New consortium works on mixing in IT to improve care outcomes

The Object Management Group has launched BPM+ Health to aid healthcare stakeholders in leveraging health information technology to improve the quality of clinical care.


The Object Management Group has launched BPM+ Health to aid healthcare stakeholders in leveraging health information technology to improve the quality of clinical care.

Members of BPM+ Health are working to improve the quality and consistency of patient outcomes by applying business processes and modeling techniques to point-of-care delivery.

Founding members include providers, vendors, universities, specialty societies and the Department of Veterans Affairs.


Among those groups include the Agency for Healthcare Research and Quality, the Healthcare Information and Management Systems Society, HL7, the Healthcare Services Platform Consortium, the National Committee for Quality Assurance.

The goal is to advance the consistency, efficiency and quality of care by improving the sharing of health practice patterns, workflows and clinical pathways among vendors and institutions.

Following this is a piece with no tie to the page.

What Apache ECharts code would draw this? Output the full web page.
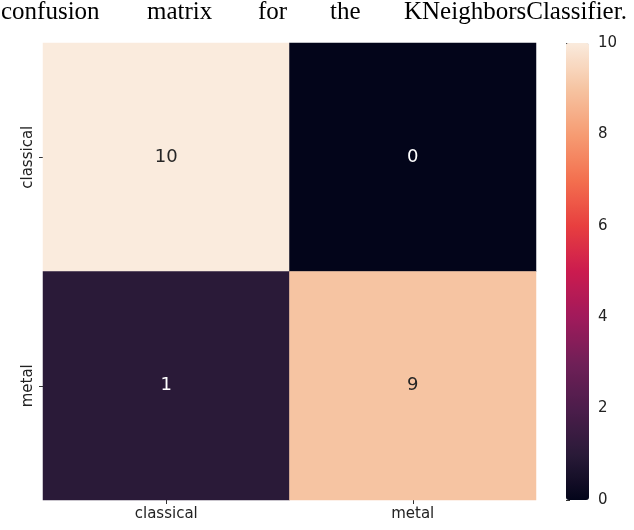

Organizational and corporate memberships are available, and individuals may join and participate in projects, but they would be limited in scope.

Goals for BPM+ Health include:
  • Developing best practices around modeling and sharing clinical pathways, clinical guidelines and other healthcare knowledge.
  • Promoting the use of standards such as BPMM, DMM and CMMN to produce deliverables to maximize their usefulness and shareability and to promote their adoption.
  • Cultivating a knowledge ecosystem devoted to improving national and international health by leveraging open available industry standards to remove barriers to sharing knowledge.
  • Improving the precision and compliance with best practices, resulting in better implementations.
  • Collaborating with other standards developing organizations in the healthcare industry.

“What is exciting about BPM+ Health is that it lays the foundation to allow for best clinical practices to follow the patient through their journey,” says Ken Rubin, director of standards for the Veteran Health Administration’s Office of Knowledge-based Systems,

He says substantial parts of veteran care are outside of the VA’s walls. Because of that, it is essential for the VA to be able to effectively support its patient population wherever veterans elect to receive care.

Still, a recurring challenge for providers is disseminating evidence-based practices to the point of care, which particularly affects a growing mobile patient population. To address this, BPM+ Health seeks to improve care consistency as patients’ transition regardless of whether that is traversing tiers of care such as a patient being discharged to long-term care, or getting specialty referrals.

As part of the rollout of BPM+ Health, one of the first deliverables is the Field Guide to Sharable Clinical Pathways, with content on how business processes and case modeling standards can improve efficiency and quality of care while being shared across healthcare organizations.